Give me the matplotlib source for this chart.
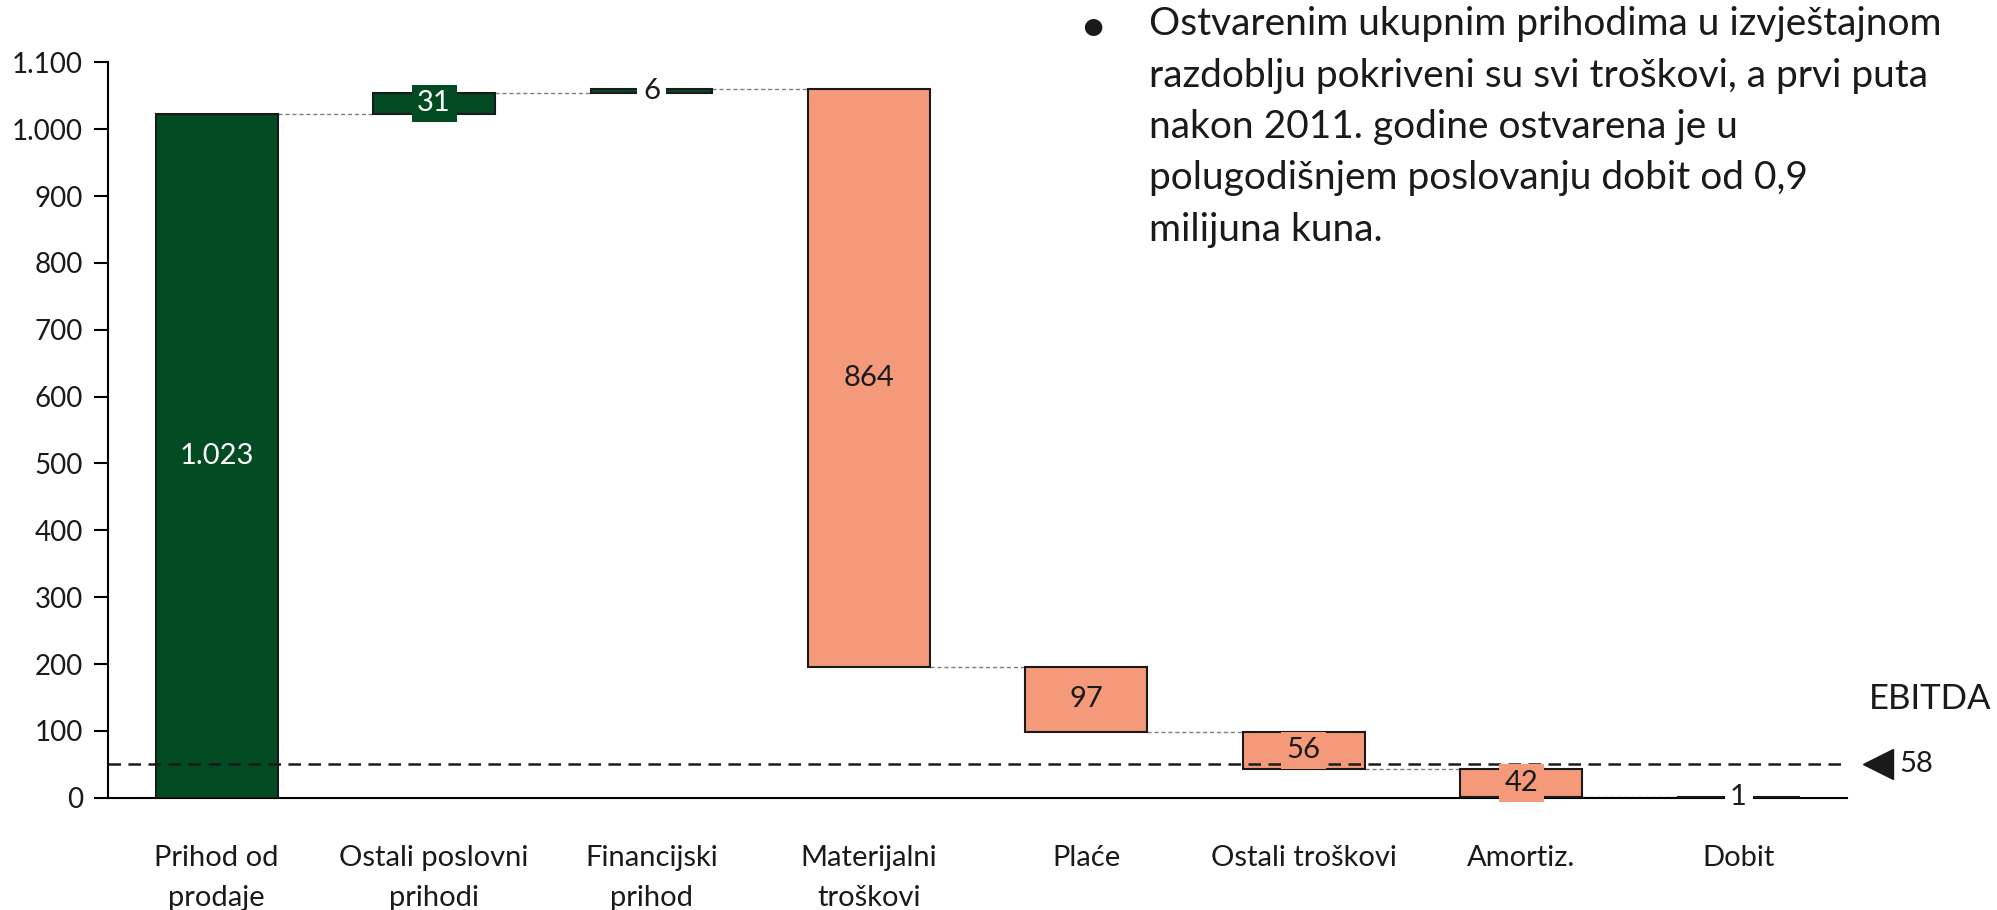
import matplotlib.pyplot as plt
from matplotlib.ticker import FuncFormatter

plt.rcParams['font.family'] = ['Lato', 'DejaVu Sans']

# podaci
categories = ['Prihod od\nprodaje', 'Ostali poslovni\nprihodi', 'Financijski\nprihod',
              'Materijalni\ntroškovi', 'Plaće', 'Ostali troškovi', 'Amortiz.', 'Dobit']
values = [1023, 31, 6, -864, -97, -56, -42, 1]
labels = ['1.023', '31', '6', '864', '97', '56', '42', '1']
kind = ['total', 'up', 'up', 'down', 'down', 'down', 'down', 'total']
ebitda_level = 50
ebitda_label = '58'

green = '#024b23'
salmon = '#f4997a'
text_col = '#1a1a1a'

# izračun početka i kraja svakog stupca
bottoms, tops = [], []
run = 0
for v, k in zip(values, kind):
    if k == 'total':
        b, t = 0, v
        run = v
    else:
        b, t = run, run + v
        run = run + v
    bottoms.append(min(b, t))
    tops.append(max(b, t))

fig = plt.figure(figsize=(19.97, 9.10), dpi=100)
ax = fig.add_axes([0.0541, 0.1234, 0.8709, 0.8081])

x = range(len(values))
w = 0.56
colors = [green if v > 0 and i < 3 else salmon for i, v in enumerate(values)]
colors[-1] = green
heights = [t - b for b, t in zip(bottoms, tops)]
ax.bar(x, heights, bottom=bottoms, width=w, color=colors, edgecolor='#1a1a1a', linewidth=1.5, zorder=3)

# spojne linije
for i in range(len(values) - 1):
    if kind[i] == 'total' or values[i] > 0:
        lvl = tops[i]
    else:
        lvl = bottoms[i]
    ax.plot([i + w / 2, i + 1 - w / 2], [lvl, lvl], color='#808080', lw=1, ls=(0, (3, 2)), zorder=2)

# oznake vrijednosti
fs = 21
for i, (b, t) in enumerate(zip(bottoms, tops)):
    mid = (b + t) / 2
    if i == 0:
        ax.text(i, mid, labels[i], ha='center', va='center', color='white', fontsize=fs, zorder=5)
    elif i == 1:
        ax.text(i, mid, labels[i], ha='center', va='center', color='white', fontsize=fs, zorder=5,
                bbox=dict(facecolor=green, edgecolor='none', pad=4))
    elif i in (2, 7):
        ax.text(i, mid, labels[i], ha='center', va='center', color=text_col, fontsize=fs, zorder=5,
                bbox=dict(facecolor='white', edgecolor='none', pad=4))
    elif i == 3:
        ax.text(i, mid, labels[i], ha='center', va='center', color=text_col, fontsize=fs, zorder=5)
    else:
        ax.text(i, mid, labels[i], ha='center', va='center', color=text_col, fontsize=fs, zorder=5,
                bbox=dict(facecolor=salmon, edgecolor='none', pad=4))

# EBITDA linija
ax.axhline(ebitda_level, color='#1a1a1a', lw=1.8, ls=(0, (5, 3)), zorder=4)
ax.plot([7.64], [ebitda_level], marker='<', color='#1a1a1a', markersize=22, clip_on=False)
ax.text(7.74, ebitda_level, ebitda_label, ha='left', va='center', fontsize=fs, color=text_col)
ax.text(7.6, 148, 'EBITDA', ha='left', va='center', fontsize=25, color=text_col)

ax.set_xlim(-0.5, 7.5)
ax.set_ylim(0, 1100)
ax.set_yticks(range(0, 1101, 100))
ax.yaxis.set_major_formatter(FuncFormatter(lambda v, p: f'{int(v):,}'.replace(',', '.')))
ax.set_xticks(list(x))
ax.set_xticklabels(categories, fontsize=fs, color=text_col, linespacing=1.65)
ax.tick_params(axis='x', length=0, pad=34)
ax.tick_params(axis='y', length=10, width=1.5, labelsize=20, labelcolor=text_col, pad=8)
for s in ['top', 'right']:
    ax.spines[s].set_visible(False)
ax.spines['left'].set_linewidth(1.5)
ax.spines['bottom'].set_linewidth(1.5)

# tekst s desne strane
fig.text(0.5405, 0.969, '•', fontsize=34, color=text_col, va='center')
fig.text(0.5755, 0.993,
         'Ostvarenim ukupnim prihodima u izvještajnom\n'
         'razdoblju pokriveni su svi troškovi, a prvi puta\n'
         'nakon 2011. godine ostvarena je u\n'
         'polugodišnjem poslovanju dobit od 0,9\n'
         'milijuna kuna.',
         fontsize=28, color=text_col, va='top', linespacing=1.53,
         transform=fig.transFigure)

plt.savefig('out.png', dpi=100)
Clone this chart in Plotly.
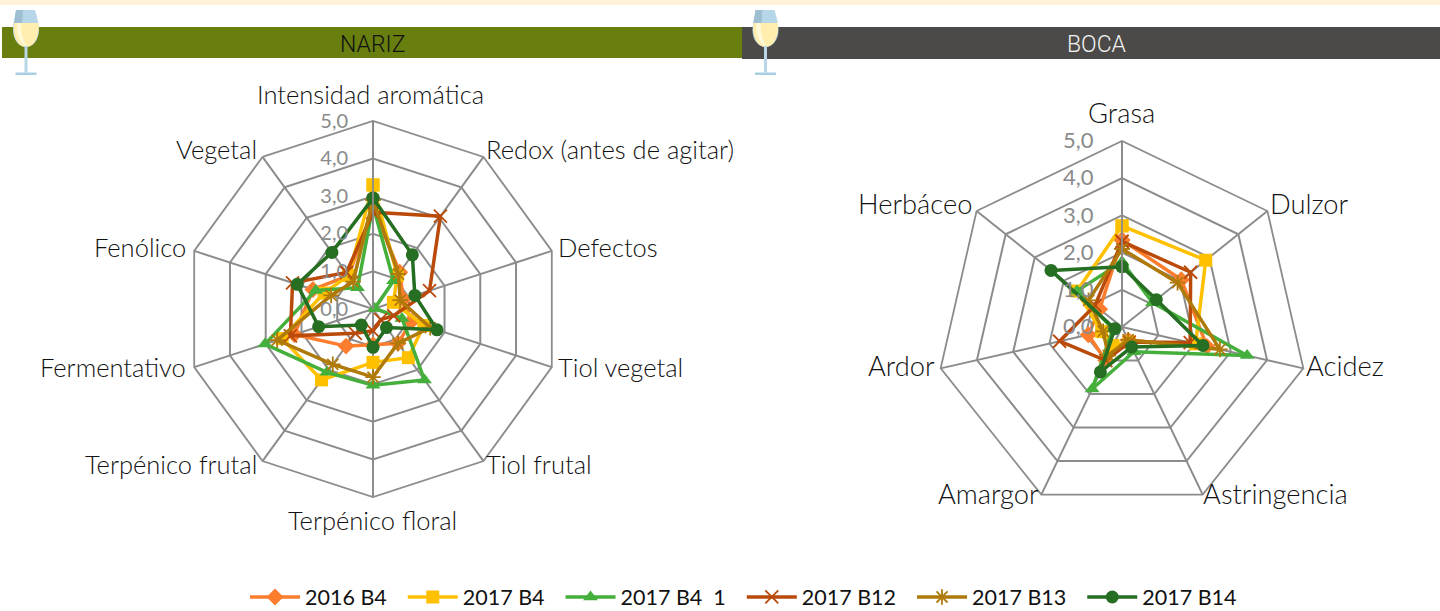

» Task
Please take the lines from the beginning of the data above through the line holding "tops.append(max(b, t))" and transcribe them exactly, without any pictures.

» Written reply
Give me the matplotlib source for this chart.
import matplotlib.pyplot as plt
from matplotlib.ticker import FuncFormatter

plt.rcParams['font.family'] = ['Lato', 'DejaVu Sans']

# podaci
categories = ['Prihod od\nprodaje', 'Ostali poslovni\nprihodi', 'Financijski\nprihod',
              'Materijalni\ntroškovi', 'Plaće', 'Ostali troškovi', 'Amortiz.', 'Dobit']
values = [1023, 31, 6, -864, -97, -56, -42, 1]
labels = ['1.023', '31', '6', '864', '97', '56', '42', '1']
kind = ['total', 'up', 'up', 'down', 'down', 'down', 'down', 'total']
ebitda_level = 50
ebitda_label = '58'

green = '#024b23'
salmon = '#f4997a'
text_col = '#1a1a1a'

# izračun početka i kraja svakog stupca
bottoms, tops = [], []
run = 0
for v, k in zip(values, kind):
    if k == 'total':
        b, t = 0, v
        run = v
    else:
        b, t = run, run + v
        run = run + v
    bottoms.append(min(b, t))
    tops.append(max(b, t))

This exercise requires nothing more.